AJ Burnett is 33-years-old, 2010 will be his 12th season in the major leagues, he’s played for two World Series winning teams and despite all of that experience he is still learning valuable pitching lessons to this day.
Last season when the Yankees signed Burnett the biggest knock on him was his extensive injury history. A knock he countered by explaining that he had matured as a pitcher. He said that working along side Roy Halladay had taught him that he didn’t need to go all out on every pitch to be effective and that taking it easy would save a lot of stress on his arm.
Coming into this season Burnett has been talking about the fact that he’s been trying to improve his changeup to give hitters a different look. He’s even been working with Arthur Rhodes on the pitch. It turns out that by pitching along side CC Sabathia last season, he’s learned that the changeup can be important even to a power pitcher.

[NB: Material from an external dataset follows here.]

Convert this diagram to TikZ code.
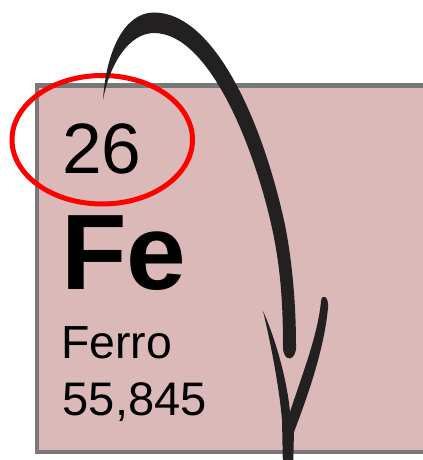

“Watching CC throw last year, being a power guy and how much he uses it, just kind of opened my eyes a little bit,” Burnett said. “Why not work on something.”

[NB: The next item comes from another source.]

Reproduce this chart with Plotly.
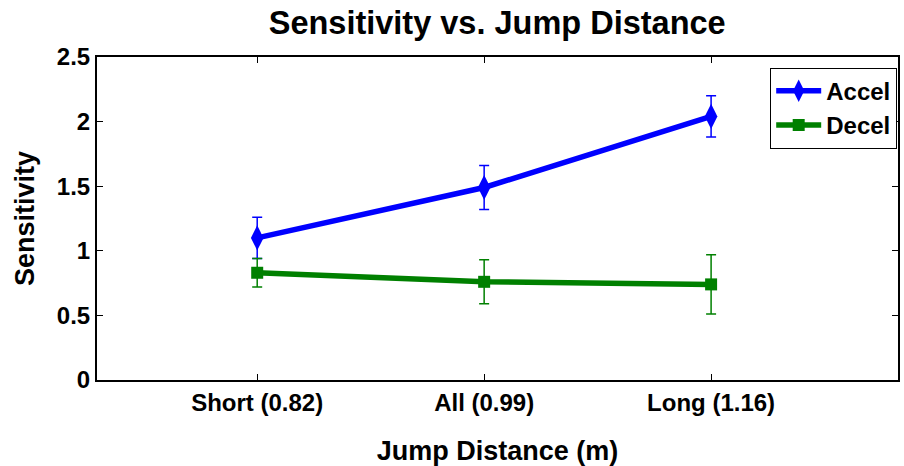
import plotly.graph_objects as go

categories = ["Short (0.82)", "All (0.99)", "Long (1.16)"]
x_pos = [0.82, 0.99, 1.16]
accel = [1.10, 1.49, 2.04]
accel_err = [0.16, 0.17, 0.16]
decel = [0.83, 0.76, 0.74]
decel_err = [0.11, 0.17, 0.23]

FONT = "Liberation Sans, Arial, sans-serif"

fig = go.Figure()
fig.add_trace(go.Scatter(
    x=x_pos, y=accel, name="<b>Accel</b>", mode="lines+markers",
    line=dict(color="#0000ff", width=5.5),
    marker=dict(symbol="diamond-tall", size=18, color="#0000ff"),
    error_y=dict(type="data", array=accel_err, color="#0000ff", thickness=1.5, width=5),
))
fig.add_trace(go.Scatter(
    x=x_pos, y=decel, name="<b>Decel</b>", mode="lines+markers",
    line=dict(color="#008000", width=5.5),
    marker=dict(symbol="square", size=12, color="#008000"),
    error_y=dict(type="data", array=decel_err, color="#008000", thickness=1.5, width=5),
))

axis_common = dict(showline=True, linecolor="black", linewidth=2, mirror="ticks",
                   ticks="inside", ticklen=6, tickcolor="black", showgrid=False,
                   zeroline=False, automargin=False,
                   tickfont=dict(family=FONT, size=24, color="black"))

fig.update_layout(
    width=904, height=466,
    margin=dict(l=97, r=6, t=57, b=86),
    plot_bgcolor="white", paper_bgcolor="white",
    title=dict(text="<b>Sensitivity vs. Jump Distance</b>", x=0.55, xanchor="center",
               y=0.952, yanchor="middle", font=dict(family=FONT, size=32.5, color="black")),
    xaxis=dict(range=[0.7, 1.3], tickvals=x_pos,
               ticktext=["<b>%s</b>" % c for c in categories],
               title=dict(text="<b>Jump Distance (m)</b>", standoff=28,
                          font=dict(family=FONT, size=27, color="black")),
               **axis_common),
    yaxis=dict(range=[0, 2.5], tickvals=[0, 0.5, 1, 1.5, 2, 2.5],
               ticktext=["<b>0</b>", "<b>0.5</b>", "<b>1</b>", "<b>1.5</b>", "<b>2</b>", "<b>2.5</b>"],
               title=dict(text="<b>Sensitivity</b>", standoff=14,
                          font=dict(family=FONT, size=27, color="black")),
               **axis_common),
    legend=dict(x=0.999, xanchor="right", y=0.967, yanchor="top",
                bordercolor="black", borderwidth=1, bgcolor="white",
                font=dict(family=FONT, size=24, color="black"),
                itemwidth=45, tracegroupgap=0),
    showlegend=True,
)

fig.write_html("out.html")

Now obviously it’s a lot easier said than done. Burnett has to actually improve his changeup and learn to incorporate it into his arsenal for this to mean anything. But it is a good sign that after all of this time and a 5-year $82.5 million contract Burnett is not getting complacent.

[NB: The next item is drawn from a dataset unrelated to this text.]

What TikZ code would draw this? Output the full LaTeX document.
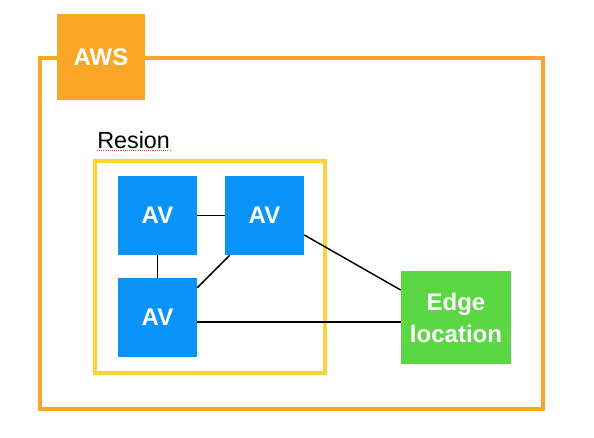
\documentclass[tikz,border=0pt]{standalone}
\usepackage{fontspec}
\setmainfont{Liberation Sans}
\definecolor{awsorange}{HTML}{F9A526}
\definecolor{regionyellow}{HTML}{FDD33C}
\definecolor{avblue}{HTML}{0A93F8}
\definecolor{edgegreen}{HTML}{5AD743}
\definecolor{spellred}{HTML}{E0453A}
\begin{document}
\begin{tikzpicture}[x=0.75pt,y=0.75pt,yscale=-1,
	box/.style={inner sep=0pt, text=white, font=\fontsize{18pt}{24pt}\selectfont\bfseries, align=center},
	avbox/.style={box, fill=avblue, minimum width=59.25pt, minimum height=59.25pt},
	link/.style={draw=black, line width=1.1pt}]
	\useasboundingbox (0,0) rectangle (594,437);
	
	%Shape: Rectangle [outer AWS frame]
	\draw [awsorange, line width=3pt] (40,58) rectangle (543,409) ;
	%Shape: Rectangle [region frame]
	\draw [regionyellow, line width=2.6pt] (95,161) rectangle (325,373) ;
	
	% AWS label
	\node [box, fill=awsorange, minimum width=66pt, minimum height=64.5pt] (aws) at (101,57) {AWS};
	% Region label
	\node [anchor=base west, inner sep=0pt, font=\fontsize{17.5pt}{20pt}\selectfont] (region) at (97,148) {Resion};
	\draw [spellred, line width=0.8pt, dash pattern=on 0.8pt off 0.8pt] (region.base west) ++(0,2.5) -- ++(73,0) ;
	
	% AV nodes
	\node [avbox] (av1) at (157.5,215.5) {AV};
	\node [avbox] (av2) at (264.5,215.5) {AV};
	\node [avbox] (av3) at (157.5,317.5) {AV};
	% Edge location
	\node [box, fill=edgegreen, minimum width=82.5pt, minimum height=69.75pt] (edge) at (456,317.5) {Edge\\location};
	
	%Straight Lines (shifts are flipped by yscale=-1)
	\draw [link] (av1) -- (av2) ;
	\draw [link] (av1) -- (av3) ;
	\draw [link] ([yshift=7.5pt]av3.north east) -- ([xshift=3.75pt]av2.south west) ;
	\draw [link] ([yshift=14.6pt]av2.east) -- ([yshift=-20.6pt]edge.west) ;
	\draw [link] ([yshift=3.4pt]av3.east) -- ([yshift=3.4pt]edge.west) ;
	
\end{tikzpicture}
\end{document}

Avoiding complacency is going to be big for Burnett and going to help the Yankees get the most out of their huge investment. Burnett relies heavily on his power his contract does not end until he is 36 years-old. By that time power pitchers are usually in trouble as they’ve lost most of their gas. The only way they survive is by continuing to reinvent themselves and learning new ways to get batters out.
Just as learning to keep himself healthy was important, learning a new way to attack batters could be equally important. So far it sounds like the work he has put into his changeup is paying off.
“I had some depth to it and some run to it,” Girardi said about Burnett’s improved changeup. “He threw some good ones.”
Burnett was strong as the Yankees no. 2 last season, hopefully his changeup and his desire to learn even as he cements himself as a veteran presence can help make it so we can say that in three years.